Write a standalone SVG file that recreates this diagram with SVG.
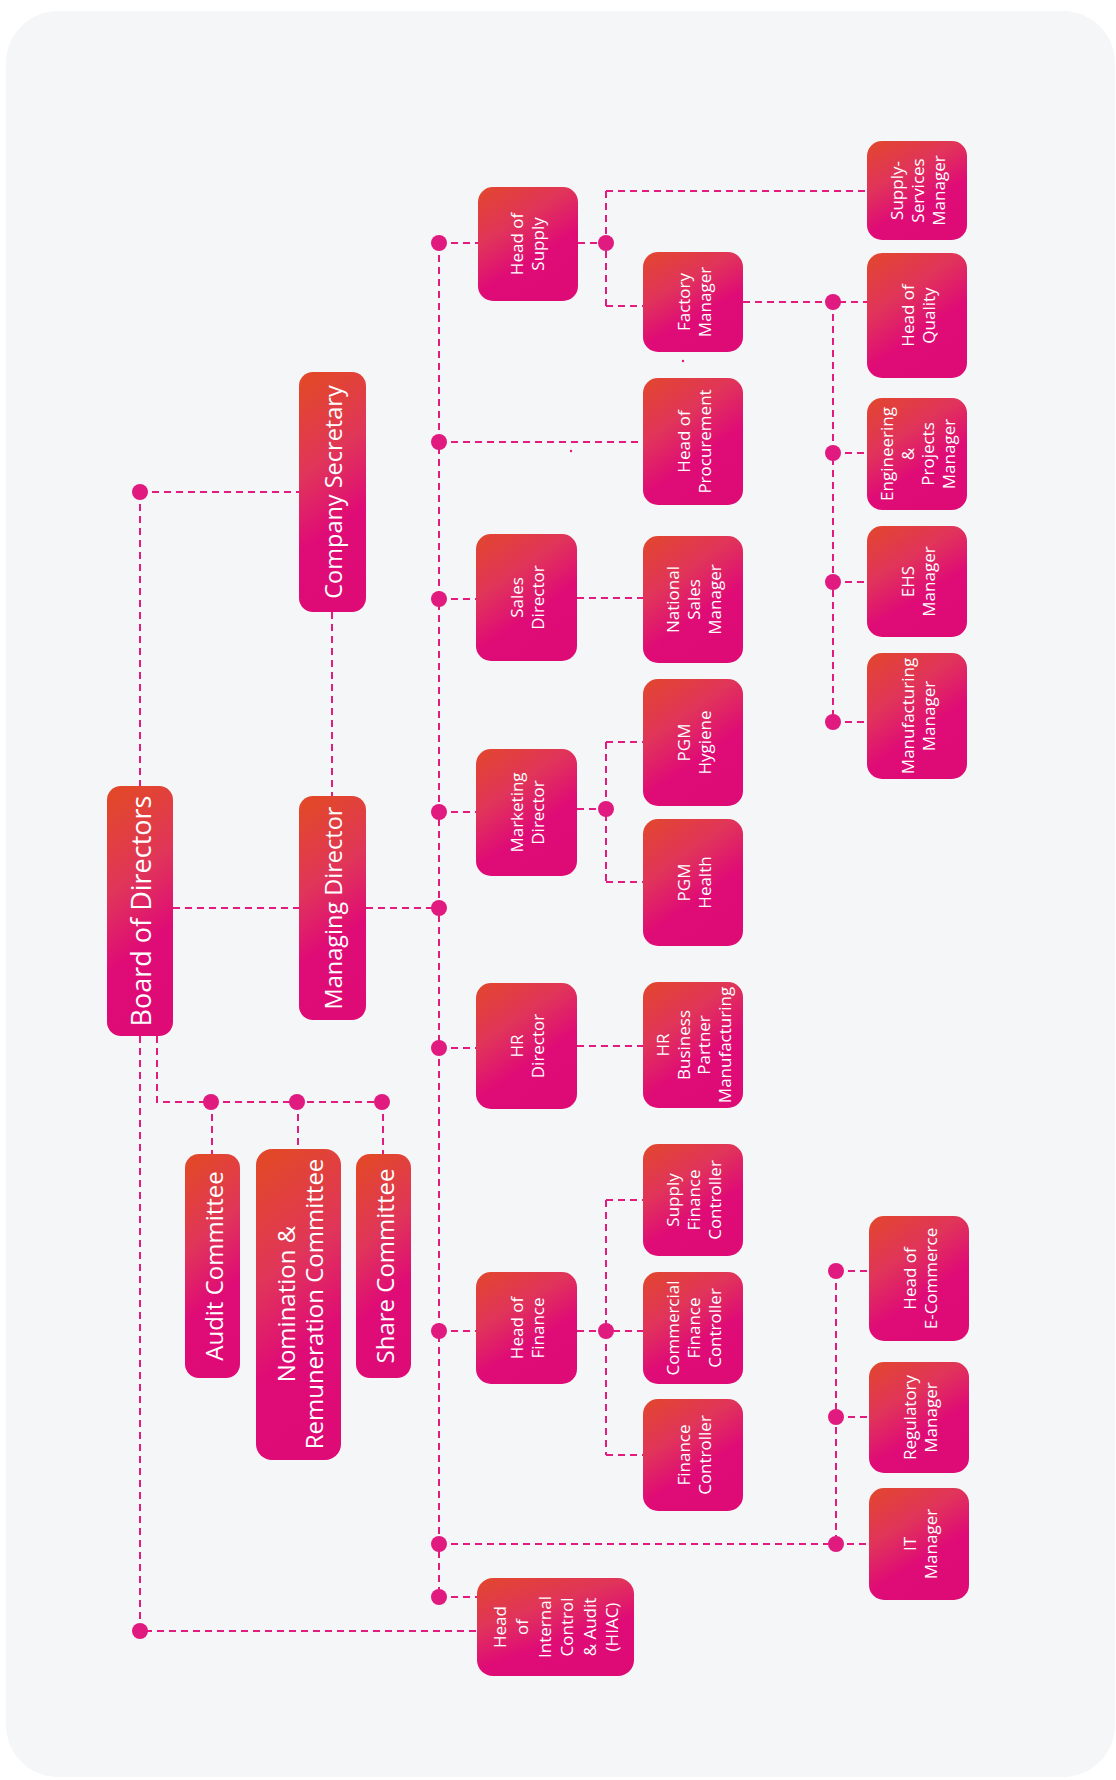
<svg xmlns="http://www.w3.org/2000/svg" width="1116" height="1780" viewBox="0 0 1116 1780">
<defs>
<linearGradient id="gT" x1="0.4" y1="0" x2="0.6" y2="1">
<stop offset="0" stop-color="#e2472c"/><stop offset="0.35" stop-color="#e0355a"/><stop offset="0.65" stop-color="#df0b76"/><stop offset="1" stop-color="#de0a76"/>
</linearGradient>
<linearGradient id="gS" x1="0" y1="0" x2="0.55" y2="1">
<stop offset="0" stop-color="#e2472c"/><stop offset="0.4" stop-color="#e0345a"/><stop offset="0.72" stop-color="#df0b76"/><stop offset="1" stop-color="#de0a76"/>
</linearGradient>
<style>
.bt{fill:url(#gT)}
.bs{fill:url(#gS)}
.t{fill:#fff;font-family:"Open Sans","Noto Sans",sans-serif;text-anchor:middle;dominant-baseline:central}
.tl{font-size:23.5px}
.tc{font-size:24px}
.ts{font-size:17px}
.c{fill:none;stroke:#e31b7f;stroke-width:2;stroke-dasharray:7 5}
.d{fill:#e01a7f}
</style>
</defs>
<rect x="0" y="0" width="1116" height="1780" fill="#ffffff"/>
<rect x="6" y="11" width="1109" height="1766" rx="52" fill="#f5f6f8"/>

<g id="connectors">
<path class="c" d="M439 243V1597"/>
<path class="c" d="M173 908H299M366 908H439"/>
<path class="c" d="M140 492V786M140 492H299M332 612V796"/>
<path class="c" d="M140 1036V1631H477"/>
<path class="c" d="M157 1036V1102H383M212 1102V1154M298 1102V1149M383 1102V1154"/>
<path class="c" d="M439 243H478M578 243H606M606 191V306M606 191H867M606 306H643"/>
<path class="c" d="M743 302H867M833 302V722M833 453H867M833 582H867M833 722H867"/>
<path class="c" d="M439 442H643"/>
<path class="c" d="M439 599H476M577 598H643"/>
<path class="c" d="M439 812H476M577 809H606M606 742V882M606 742H643M606 882H643"/>
<path class="c" d="M439 1048H476M577 1046H643"/>
<path class="c" d="M439 1331H476M577 1331H643M606 1200V1455M606 1200H643M606 1455H643"/>
<path class="c" d="M439 1544H869M836 1271V1544M836 1271H869M836 1417H869"/>
<path class="c" d="M439 1597H477"/>
<circle class="d" cx="140" cy="492" r="8"/>
<circle class="d" cx="140" cy="1631" r="8"/>
<circle class="d" cx="211" cy="1102" r="8"/>
<circle class="d" cx="297" cy="1102" r="8"/>
<circle class="d" cx="382" cy="1102" r="8"/>
<circle class="d" cx="439" cy="243" r="8"/>
<circle class="d" cx="439" cy="442" r="8"/>
<circle class="d" cx="439" cy="599" r="8"/>
<circle class="d" cx="439" cy="812" r="8"/>
<circle class="d" cx="439" cy="908" r="8"/>
<circle class="d" cx="439" cy="1048" r="8"/>
<circle class="d" cx="439" cy="1331" r="8"/>
<circle class="d" cx="439" cy="1544" r="8"/>
<circle class="d" cx="439" cy="1597" r="8"/>
<circle class="d" cx="606" cy="243" r="8"/>
<circle class="d" cx="606" cy="809" r="8"/>
<circle class="d" cx="606" cy="1331" r="8"/>
<circle class="d" cx="833" cy="302" r="8"/>
<circle class="d" cx="833" cy="453" r="8"/>
<circle class="d" cx="833" cy="582" r="8"/>
<circle class="d" cx="833" cy="722" r="8"/>
<circle class="d" cx="836" cy="1271" r="8"/>
<circle class="d" cx="836" cy="1417" r="8"/>
<circle class="d" cx="836" cy="1544" r="8"/>
<circle class="d" cx="571" cy="451" r="1.2"/>
<circle class="d" cx="683" cy="361" r="1.2"/>
</g>

<g id="board">
<rect class="bt" x="107" y="786" width="66" height="250" rx="14"/>
<text class="t" style="font-size:27px" transform="translate(140 911) rotate(-90)"><tspan x="0" y="0">Board of Directors</tspan></text>
</g>
<g id="md">
<rect class="bt" x="299" y="796" width="67" height="224" rx="14"/>
<text class="t tl" transform="translate(332.5 908) rotate(-90)"><tspan x="0" y="0">Managing Director</tspan></text>
</g>
<g id="cs">
<rect class="bt" x="299" y="372" width="67" height="240" rx="14"/>
<text class="t tl" transform="translate(332.5 492) rotate(-90)"><tspan x="0" y="0">Company Secretary</tspan></text>
</g>
<g id="audit">
<rect class="bt" x="185" y="1154" width="55" height="224" rx="14"/>
<text class="t tc" transform="translate(212.5 1266) rotate(-90)"><tspan x="0" y="0">Audit Committee</tspan></text>
</g>
<g id="nomination">
<rect class="bt" x="256" y="1149" width="85" height="311" rx="16"/>
<text class="t tc" transform="translate(298.5 1304) rotate(-90)"><tspan x="0" y="-14">Nomination &amp;</tspan><tspan x="0" y="14">Remuneration Committee</tspan></text>
</g>
<g id="share">
<rect class="bt" x="356" y="1154" width="55" height="224" rx="14"/>
<text class="t tc" transform="translate(383.5 1266) rotate(-90)"><tspan x="0" y="0">Share Committee</tspan></text>
</g>

<g id="head-supply">
<rect class="bs" x="478" y="187" width="100" height="114" rx="15"/>
<text class="t ts" transform="translate(526 244) rotate(-90)"><tspan x="0" y="-10.5">Head of</tspan><tspan x="0" y="10.5">Supply</tspan></text>
</g>
<g id="supply-services">
<rect class="bs" x="867" y="141" width="100" height="99" rx="15"/>
<text class="t ts" transform="translate(917 190.5) rotate(-90)"><tspan x="0" y="-21">Supply-</tspan><tspan x="0" y="0">Services</tspan><tspan x="0" y="21">Manager</tspan></text>
</g>
<g id="factory">
<rect class="bs" x="643" y="252" width="100" height="100" rx="15"/>
<text class="t ts" transform="translate(693 302) rotate(-90)"><tspan x="0" y="-10.5">Factory</tspan><tspan x="0" y="10.5">Manager</tspan></text>
</g>
<g id="quality">
<rect class="bs" x="867" y="253" width="100" height="125" rx="15"/>
<text class="t ts" transform="translate(917 315.5) rotate(-90)"><tspan x="0" y="-10.5">Head of</tspan><tspan x="0" y="10.5">Quality</tspan></text>
</g>
<g id="procurement">
<rect class="bs" x="643" y="378" width="100" height="127" rx="15"/>
<text class="t ts" transform="translate(693 441.5) rotate(-90)"><tspan x="0" y="-10.5">Head of</tspan><tspan x="0" y="10.5">Procurement</tspan></text>
</g>
<g id="engineering">
<rect class="bs" x="867" y="398" width="100" height="112" rx="15"/>
<text class="t ts" transform="translate(917 454) rotate(-90)"><tspan x="0" y="-31">Engineering</tspan><tspan x="0" y="-10.3">&amp;</tspan><tspan x="0" y="10.3">Projects</tspan><tspan x="0" y="31">Manager</tspan></text>
</g>
<g id="sales">
<rect class="bs" x="476" y="534" width="101" height="127" rx="15"/>
<text class="t ts" transform="translate(526.5 597.5) rotate(-90)"><tspan x="0" y="-10.5">Sales</tspan><tspan x="0" y="10.5">Director</tspan></text>
</g>
<g id="national-sales">
<rect class="bs" x="643" y="536" width="100" height="127" rx="15"/>
<text class="t ts" transform="translate(693 599.5) rotate(-90)"><tspan x="0" y="-21">National</tspan><tspan x="0" y="0">Sales</tspan><tspan x="0" y="21">Manager</tspan></text>
</g>
<g id="ehs">
<rect class="bs" x="867" y="526" width="100" height="111" rx="15"/>
<text class="t ts" transform="translate(917 581.5) rotate(-90)"><tspan x="0" y="-10.5">EHS</tspan><tspan x="0" y="10.5">Manager</tspan></text>
</g>
<g id="manufacturing">
<rect class="bs" x="867" y="653" width="100" height="126" rx="15"/>
<text class="t ts" transform="translate(917 716) rotate(-90)"><tspan x="0" y="-10.5">Manufacturing</tspan><tspan x="0" y="10.5">Manager</tspan></text>
</g>
<g id="pgm-hygiene">
<rect class="bs" x="643" y="679" width="100" height="127" rx="15"/>
<text class="t ts" transform="translate(693 742.5) rotate(-90)"><tspan x="0" y="-10.5">PGM</tspan><tspan x="0" y="10.5">Hygiene</tspan></text>
</g>
<g id="marketing">
<rect class="bs" x="476" y="749" width="101" height="127" rx="15"/>
<text class="t ts" transform="translate(526.5 812.5) rotate(-90)"><tspan x="0" y="-10.5">Marketing</tspan><tspan x="0" y="10.5">Director</tspan></text>
</g>
<g id="pgm-health">
<rect class="bs" x="643" y="819" width="100" height="127" rx="15"/>
<text class="t ts" transform="translate(693 882.5) rotate(-90)"><tspan x="0" y="-10.5">PGM</tspan><tspan x="0" y="10.5">Health</tspan></text>
</g>
<g id="hr">
<rect class="bs" x="476" y="983" width="101" height="126" rx="15"/>
<text class="t ts" transform="translate(526.5 1046) rotate(-90)"><tspan x="0" y="-10.5">HR</tspan><tspan x="0" y="10.5">Director</tspan></text>
</g>
<g id="hr-bp">
<rect class="bs" x="643" y="982" width="100" height="126" rx="15"/>
<text class="t ts" transform="translate(693 1045) rotate(-90)"><tspan x="0" y="-31">HR</tspan><tspan x="0" y="-10.3">Business</tspan><tspan x="0" y="10.3">Partner</tspan><tspan x="0" y="31">Manufacturing</tspan></text>
</g>
<g id="supply-fc">
<rect class="bs" x="643" y="1144" width="100" height="112" rx="15"/>
<text class="t ts" transform="translate(693 1200) rotate(-90)"><tspan x="0" y="-21">Supply</tspan><tspan x="0" y="0">Finance</tspan><tspan x="0" y="21">Controller</tspan></text>
</g>
<g id="finance">
<rect class="bs" x="476" y="1272" width="101" height="112" rx="15"/>
<text class="t ts" transform="translate(526.5 1328) rotate(-90)"><tspan x="0" y="-10.5">Head of</tspan><tspan x="0" y="10.5">Finance</tspan></text>
</g>
<g id="commercial-fc">
<rect class="bs" x="643" y="1272" width="100" height="112" rx="15"/>
<text class="t ts" transform="translate(693 1328) rotate(-90)"><tspan x="0" y="-21">Commercial</tspan><tspan x="0" y="0">Finance</tspan><tspan x="0" y="21">Controller</tspan></text>
</g>
<g id="fc">
<rect class="bs" x="643" y="1399" width="100" height="112" rx="15"/>
<text class="t ts" transform="translate(693 1455) rotate(-90)"><tspan x="0" y="-10.5">Finance</tspan><tspan x="0" y="10.5">Controller</tspan></text>
</g>
<g id="ecommerce">
<rect class="bs" x="869" y="1216" width="100" height="125" rx="15"/>
<text class="t ts" transform="translate(919 1278.5) rotate(-90)"><tspan x="0" y="-10.5">Head of</tspan><tspan x="0" y="10.5">E-Commerce</tspan></text>
</g>
<g id="regulatory">
<rect class="bs" x="869" y="1362" width="100" height="111" rx="15"/>
<text class="t ts" transform="translate(919 1417.5) rotate(-90)"><tspan x="0" y="-10.5">Regulatory</tspan><tspan x="0" y="10.5">Manager</tspan></text>
</g>
<g id="it">
<rect class="bs" x="869" y="1488" width="100" height="112" rx="15"/>
<text class="t ts" transform="translate(919 1544) rotate(-90)"><tspan x="0" y="-10.5">IT</tspan><tspan x="0" y="10.5">Manager</tspan></text>
</g>
<g id="hiac">
<rect class="bs" x="477" y="1578" width="157" height="98" rx="16"/>
<text class="t ts" transform="translate(555 1627) rotate(-90)"><tspan x="0" y="-56">Head</tspan><tspan x="0" y="-33.6">of</tspan><tspan x="0" y="-11.2">Internal</tspan><tspan x="0" y="11.2">Control</tspan><tspan x="0" y="33.6">&amp; Audit</tspan><tspan x="0" y="56">(HIAC)</tspan></text>
</g>
</svg>
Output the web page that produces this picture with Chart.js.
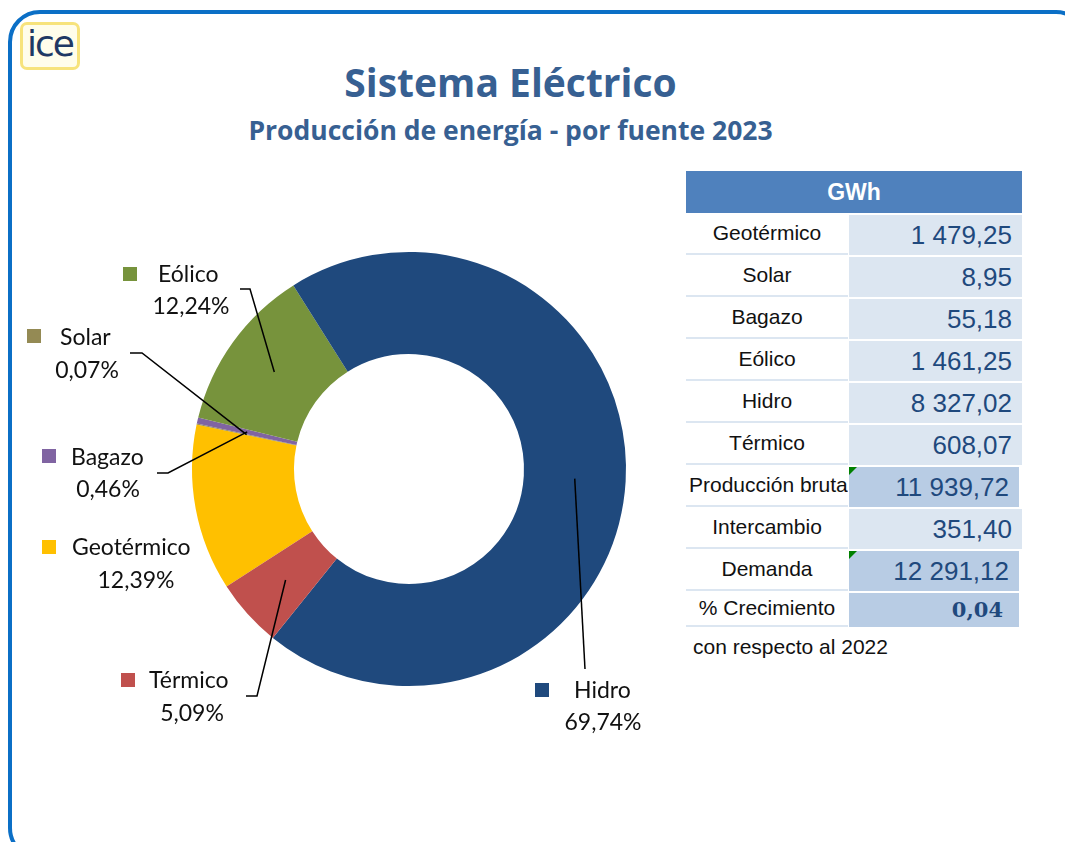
<!DOCTYPE html>
<html lang="es">
<head>
<meta charset="utf-8">
<title>Sistema Eléctrico</title>
<script src="https://cdn.jsdelivr.net/npm/chart.js@4/dist/chart.umd.min.js"></script>
<style>
  body { margin: 0; width: 1065px; height: 842px; overflow: hidden; background: #fff; position: relative; font-family: Lato, sans-serif; }
  #frame { position: absolute; left: 8px; top: 10px; width: 1080px; height: 850px; border: 4px solid #0B6FC6; border-radius: 32px; box-sizing: border-box; }
  #logo { position: absolute; left: 20px; top: 22px; width: 60px; height: 48px; box-sizing: border-box;
          background: #FFFDEB; border: 3px solid #F7E37C; border-radius: 7px;
          font: 36px/38px "DejaVu Sans", sans-serif; color: #1F3864; text-align: center; letter-spacing: -2px; }
  #title { position: absolute; left: 0; width: 1021px; top: 55px; text-align: center; font: bold 39px "Open Sans", sans-serif; color: #376092; }
  #subtitle { position: absolute; left: 0; width: 1021px; top: 112px; text-align: center; font: bold 26.5px "Open Sans", sans-serif; color: #376092; }
  #chart { position: absolute; left: 0; top: 0; }
  .cell { position: absolute; box-sizing: border-box; white-space: nowrap; overflow: hidden; }
  .hdr { background: #4F81BD; color: #fff; font: bold 23px "Liberation Sans", sans-serif; text-align: center; }
  .lbl { background: #fff; border-bottom: 2px solid #DCE6F1; color: #111; font: 21px "Liberation Sans", sans-serif; text-align: center; }
  .val { background: #DCE6F1; color: #1F497D; font: 26px "Liberation Sans", sans-serif; text-align: right; padding-right: 10px; }
  .val.hi { background: #B8CCE4; }
  .val.bold { font: bold 21px "DejaVu Serif", serif; padding-right: 16px; }
  .flag { position: absolute; left: 0; top: 0; width: 0; height: 0; border-top: 8px solid #008000; border-right: 8px solid transparent; }
  #note { position: absolute; left: 693px; top: 635px; font: 21px "Liberation Sans", sans-serif; color: #111; }
</style>
</head>
<body>
<div id="frame"></div>
<div id="logo">ice</div>
<div id="title">Sistema Eléctrico</div>
<div id="subtitle">Producción de energía - por fuente 2023</div>
<canvas id="chart" width="680" height="842"></canvas>
<div id="table"></div>
<div id="note">con respecto al 2022</div>

<script>
'use strict';

// ── Data ─────────────────────────────────────────────────────────────────────

const sources = ['Geotérmico', 'Solar', 'Bagazo', 'Eólico', 'Hidro', 'Térmico'];
const gwh     = [1479.25, 8.95, 55.18, 1461.25, 8327.02, 608.07];
const shares  = ['12,39%', '0,07%', '0,46%', '12,24%', '69,74%', '5,09%'];
const colors  = ['#FFC000', '#948A54', '#8064A2', '#77933C', '#1F497D', '#C0504D'];

const totalLabels = ['Producción bruta', 'Intercambio', 'Demanda', '% Crecimiento'];
const totalValues = [11939.72, 351.40, 12291.12, 0.04];

// label blocks, offsets from the doughnut centre
const labelSpots = [
  { sq: [-367,   71], name: [-337,   79], pct: [-273, 112], leader: null },
  { sq: [-382, -140], name: [-349, -131], pct: [-322, -98], leader: [[-279, -116], [-267, -116]] },
  { sq: [-367,  -20], name: [-338,  -11], pct: [-301,  21], leader: [[-252,    4], [-241,    4]] },
  { sq: [-286, -202], name: [-251, -194], pct: [-218, -162], leader: [[-169, -180], [-159, -180]] },
  { sq: [ 126,  214], name: [ 165,  222], pct: [ 194, 254], leader: [[ 176,  200]] },
  { sq: [-288,  204], name: [-260,  212], pct: [-217, 245], leader: [[-163,  227], [-152,  227]] }
];

// ── Helpers ──────────────────────────────────────────────────────────────────

const fmt = n => {
  const [i, d] = n.toFixed(2).split('.');
  return i.replace(/\B(?=(\d{3})+(?!\d))/g, ' ') + ',' + d;
};

// ── Doughnut labels ──────────────────────────────────────────────────────────

const calloutPlugin = {
  id: 'callouts',
  afterDraw(chart) {
    const ctx = chart.ctx;
    const arcs = chart.getDatasetMeta(0).data;
    ctx.save();
    arcs.forEach((arc, i) => {
      const spot = labelSpots[i];
      const cx = arc.x, cy = arc.y;
      if (spot.leader) {
        const tip = arc.tooltipPosition();
        ctx.beginPath();
        ctx.moveTo(cx + spot.leader[0][0], cy + spot.leader[0][1]);
        spot.leader.slice(1).forEach(p => ctx.lineTo(cx + p[0], cy + p[1]));
        ctx.lineTo(tip.x, tip.y);
        ctx.strokeStyle = '#000';
        ctx.lineWidth = 1.5;
        ctx.stroke();
      }
      ctx.fillStyle = colors[i];
      ctx.fillRect(cx + spot.sq[0], cy + spot.sq[1], 14, 14);
      ctx.fillStyle = '#111';
      ctx.font = '23px Lato, sans-serif';
      ctx.textBaseline = 'middle';
      ctx.textAlign = 'left';
      ctx.fillText(sources[i], cx + spot.name[0], cy + spot.name[1]);
      ctx.textAlign = 'center';
      ctx.fillText(shares[i], cx + spot.pct[0], cy + spot.pct[1]);
    });
    ctx.restore();
  }
};

new Chart(document.getElementById('chart'), {
  type: 'doughnut',
  data: {
    labels: sources,
    datasets: [{
      data: gwh,
      backgroundColor: colors,
      borderWidth: 0
    }]
  },
  options: {
    responsive: false,
    animation: false,
    rotation: 237.2,
    cutout: '53%',
    layout: { padding: { left: 192, right: 54, top: 252, bottom: 156 } },
    plugins: { legend: { display: false }, tooltip: { enabled: false } }
  },
  plugins: [calloutPlugin]
});

// ── GWh table ────────────────────────────────────────────────────────────────

function addCell(cls, x, y, w, h, text) {
  const el = document.createElement('div');
  el.className = 'cell ' + cls;
  Object.assign(el.style, { left: x + 'px', top: y + 'px', width: w + 'px', height: h + 'px', lineHeight: h + 'px' });
  el.textContent = text;
  document.getElementById('table').appendChild(el);
  return el;
}

addCell('hdr', 686, 171, 336, 42, 'GWh');

const rowLabels = sources.concat(totalLabels);
const rowValues = gwh.concat(totalValues);
rowLabels.forEach((label, i) => {
  const top  = 213 + i * 42;
  const last = i === rowLabels.length - 1;
  const h    = last ? 36 : 42;
  const lbl  = addCell('lbl', 686, top, 162, h, label);
  lbl.style.lineHeight = (h - 2) + 'px';
  if (label === 'Producción bruta') { lbl.style.textAlign = 'left'; lbl.style.paddingLeft = '3px'; }

  const hi  = i >= sources.length && label !== 'Intercambio';
  const val = addCell('val' + (hi ? ' hi' : '') + (last ? ' bold' : ''), 849, top + 2, hi ? 170 : 173, h - 2, fmt(rowValues[i]));
  val.style.lineHeight = (h - 2) + 'px';
  if (label === 'Producción bruta' || label === 'Demanda') {
    const flag = document.createElement('div');
    flag.className = 'flag';
    val.appendChild(flag);
  }
});
</script>
</body>
</html>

┄┄┄┄┄┄┄┄┄┄┄┄┄┄┄┄┄┄┄┄

• [Given instruction]:
Pick out every line with the string "that" and copy it.

• [The answer]:
Write a standalone SVG file that recreates this diagram with SVG.
Output the web page that produces this picture with Chart.js.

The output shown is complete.